The Federal Reserve and, as of recently, the European Central Bank have been good with conventional monetary policies consisting of buying assets or making direct loans to bank—what in modern times represents the equivalent of printing money. These are crucial measures, especially with respect to coping with the financial crisis. But they will not suffice for ending economic depression.

This is because both economic areas are caught into a liquidity trap brought about by high leverages, that is to say “the buildup of debt relative to assets.” High leverages are the result of reckless borrowing, facilitated through deregulation and the loosening of governmental oversight mechanisms.

Still the answer to the problem of high debt is not austerity, but the opposite, namely government spending in conjunction with higher inflation. The main argument in favor of increased government spending is threefold: job creation, debt relief for individual households, and the stimulation of private demand. According to Krugman the widespread belief that government spending displaces private spending is a misconception which is not borne by empirical data.

Insofar as inflation is concerned, Krugman recommends a moderate reorientation towards four per cent. Inflation is an easier way to bring about a decrease of wages in those countries which have witnessed a steep increase in this respect without corresponding productivity gains or trade surpluses: “workers are much less willing to accept, say, a 5 percent cut in the number of their paycheck than they are to accept an unchanged paycheck whose purchasing power is eroded by inflation.” In addition, “higher expected inflation, other things being equal, makes borrowing more attractive: if borrowers believe that they’ll be able to repay loans in dollars that are worth less than the dollars they borrow today, they’ll be more willing to borrow and spend at any given interest rate.”

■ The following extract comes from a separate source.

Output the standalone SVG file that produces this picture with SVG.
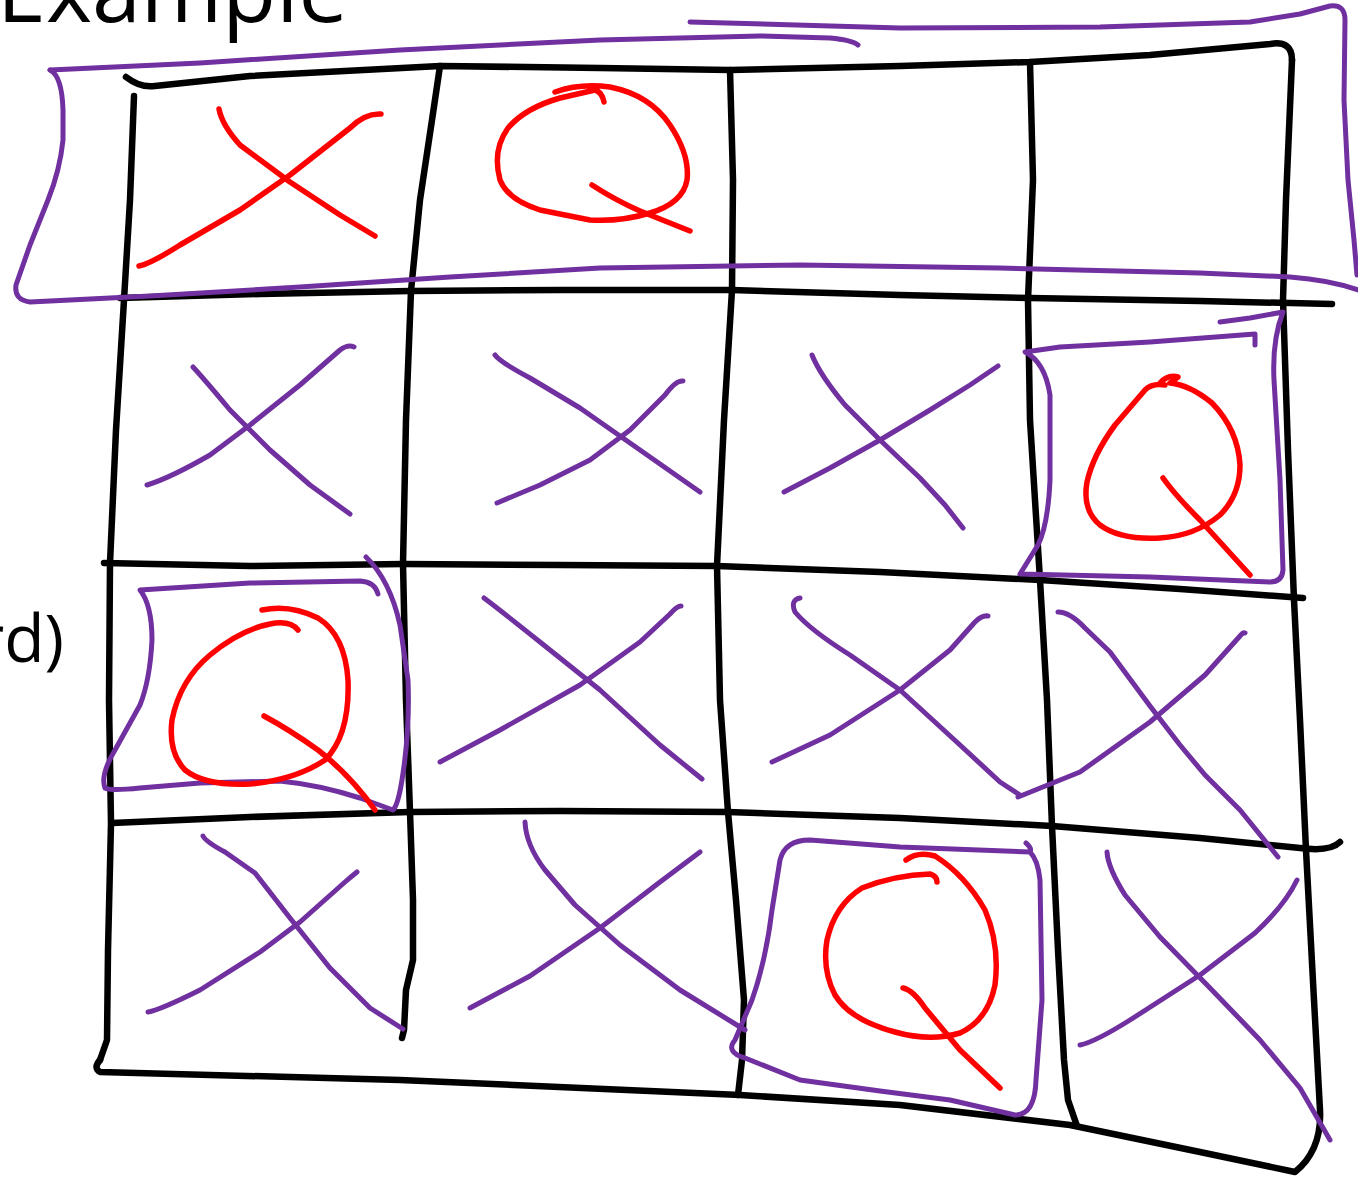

Solving the European crisis might be a bit more difficult given the absence of a political union, hence also of a federal budget. Krugman compares Nevada to Ireland and has the following to say:

“in the case of Nevada, these shocks are buffered, to an important extent, by the federal government. Nevada is paying a lot less in taxes to Washington these days, but the state’s older residents are still getting their Social Security taxes, and Medicare is still paying their medical bills … Meanwhile, deposits in Nevada’s banks are guaranteed by a federal agency … Ireland by contrast, is mostly on its own, having to bail out its own banks, having to pay for retirement and health care out of its own greatly diminished revenue.”

Add to this that as a member of the European monetary union, Ireland does not have the option of devaluing its currency thus reducing the value of its debts and increasing its competitiveness.

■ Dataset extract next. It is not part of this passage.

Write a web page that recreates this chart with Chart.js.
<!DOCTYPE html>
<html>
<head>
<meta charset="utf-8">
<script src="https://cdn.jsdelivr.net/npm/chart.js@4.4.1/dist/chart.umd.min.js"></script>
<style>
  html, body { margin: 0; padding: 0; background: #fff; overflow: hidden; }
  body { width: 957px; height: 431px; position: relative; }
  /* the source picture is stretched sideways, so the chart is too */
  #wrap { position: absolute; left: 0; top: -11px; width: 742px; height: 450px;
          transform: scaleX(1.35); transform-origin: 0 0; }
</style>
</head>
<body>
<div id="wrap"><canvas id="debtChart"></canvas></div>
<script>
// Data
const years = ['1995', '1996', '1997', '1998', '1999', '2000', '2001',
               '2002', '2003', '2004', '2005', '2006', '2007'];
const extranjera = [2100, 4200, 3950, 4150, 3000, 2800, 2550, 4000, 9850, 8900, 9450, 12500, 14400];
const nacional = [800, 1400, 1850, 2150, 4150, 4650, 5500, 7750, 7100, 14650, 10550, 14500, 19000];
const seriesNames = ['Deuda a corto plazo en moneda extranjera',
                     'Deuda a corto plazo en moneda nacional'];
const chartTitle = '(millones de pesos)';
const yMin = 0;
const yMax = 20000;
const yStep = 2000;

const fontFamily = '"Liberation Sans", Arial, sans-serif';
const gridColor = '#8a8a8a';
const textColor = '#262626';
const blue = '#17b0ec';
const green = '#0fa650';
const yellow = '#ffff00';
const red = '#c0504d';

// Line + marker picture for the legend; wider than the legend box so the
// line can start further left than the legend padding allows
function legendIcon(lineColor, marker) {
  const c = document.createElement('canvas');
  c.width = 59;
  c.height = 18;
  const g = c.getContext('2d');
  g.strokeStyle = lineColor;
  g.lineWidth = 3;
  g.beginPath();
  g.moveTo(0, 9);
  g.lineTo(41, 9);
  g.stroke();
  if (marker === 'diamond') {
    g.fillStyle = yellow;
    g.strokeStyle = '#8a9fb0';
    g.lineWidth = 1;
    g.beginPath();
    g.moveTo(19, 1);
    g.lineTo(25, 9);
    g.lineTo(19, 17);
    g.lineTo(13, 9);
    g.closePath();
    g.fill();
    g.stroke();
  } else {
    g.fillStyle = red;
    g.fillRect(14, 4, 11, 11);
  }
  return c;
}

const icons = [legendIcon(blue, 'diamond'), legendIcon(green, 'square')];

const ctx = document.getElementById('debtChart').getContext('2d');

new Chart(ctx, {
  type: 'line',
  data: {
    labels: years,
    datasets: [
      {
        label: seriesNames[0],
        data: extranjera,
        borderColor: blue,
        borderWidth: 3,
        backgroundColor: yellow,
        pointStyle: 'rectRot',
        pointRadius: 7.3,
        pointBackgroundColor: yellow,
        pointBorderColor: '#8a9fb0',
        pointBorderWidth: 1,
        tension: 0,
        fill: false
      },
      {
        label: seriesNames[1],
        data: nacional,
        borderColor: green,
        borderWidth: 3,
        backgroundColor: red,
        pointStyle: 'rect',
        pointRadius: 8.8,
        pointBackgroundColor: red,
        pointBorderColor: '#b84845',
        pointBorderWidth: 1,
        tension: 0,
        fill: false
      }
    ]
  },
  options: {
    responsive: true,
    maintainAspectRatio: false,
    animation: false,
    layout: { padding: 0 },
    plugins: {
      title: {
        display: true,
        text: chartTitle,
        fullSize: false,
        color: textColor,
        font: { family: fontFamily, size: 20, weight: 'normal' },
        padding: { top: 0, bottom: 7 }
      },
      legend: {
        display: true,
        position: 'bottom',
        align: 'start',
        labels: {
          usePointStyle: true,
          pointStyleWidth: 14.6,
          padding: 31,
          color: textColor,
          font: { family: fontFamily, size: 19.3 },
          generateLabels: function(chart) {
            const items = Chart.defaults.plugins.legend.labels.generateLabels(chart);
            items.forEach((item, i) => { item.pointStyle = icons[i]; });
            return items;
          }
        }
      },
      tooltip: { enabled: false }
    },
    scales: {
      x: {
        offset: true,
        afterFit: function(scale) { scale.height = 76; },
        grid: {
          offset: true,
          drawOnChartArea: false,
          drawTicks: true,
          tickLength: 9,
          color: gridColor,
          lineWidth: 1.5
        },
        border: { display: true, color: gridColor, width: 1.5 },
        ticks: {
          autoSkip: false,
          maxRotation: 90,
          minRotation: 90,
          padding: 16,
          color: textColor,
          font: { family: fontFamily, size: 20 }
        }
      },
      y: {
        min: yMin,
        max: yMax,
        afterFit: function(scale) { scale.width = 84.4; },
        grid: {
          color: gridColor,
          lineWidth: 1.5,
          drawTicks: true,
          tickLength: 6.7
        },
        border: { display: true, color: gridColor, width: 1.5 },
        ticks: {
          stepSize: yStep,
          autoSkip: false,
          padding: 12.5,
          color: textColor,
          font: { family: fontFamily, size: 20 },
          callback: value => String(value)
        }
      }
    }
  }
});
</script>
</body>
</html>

And yet again, the immediate answer to EU’s troubles should not be austerity for its own sake. Krugman agrees there is no way around a relative reduction of wages in Southern Europe. However, the way this is currently being brought about, that is to say through ‘internal devaluation’ using austerity policies and high unemployment, is both slow and inhumane. One could add it will only result in more macro-economic misery by forcing these countries in the equivalent of a poverty trap.

What remains incomplete in Krugman’s book is the content of stimulus packages towards the creation of new jobs, as opposed to the recovery of those jobs which were lost as a result of budget cuts. In the case of the U.S. the recovery of lost jobs might be enough, not so perhaps in the case of the European Union.

The obvious answer to this question is infrastructure, but that alone won’t do the trick given the long planning process of most infrastructure projects and their frequent contested nature.

But infrastructure need not always be physical. Perhaps the key to growth in the twenty-first century are those areas engaged in the production of public service goods such as education, health care, food and chemical safety, environmental protection, energy and RTD. These are all sectors which have an expansion potential also in terms of job creation, but which require support in the form of incentives and/or subsidies. It might even be worth exploring whether the way forward is not, in fact, to be found in the growth of the welfare state through public-private partnerships rather than its retrenchment.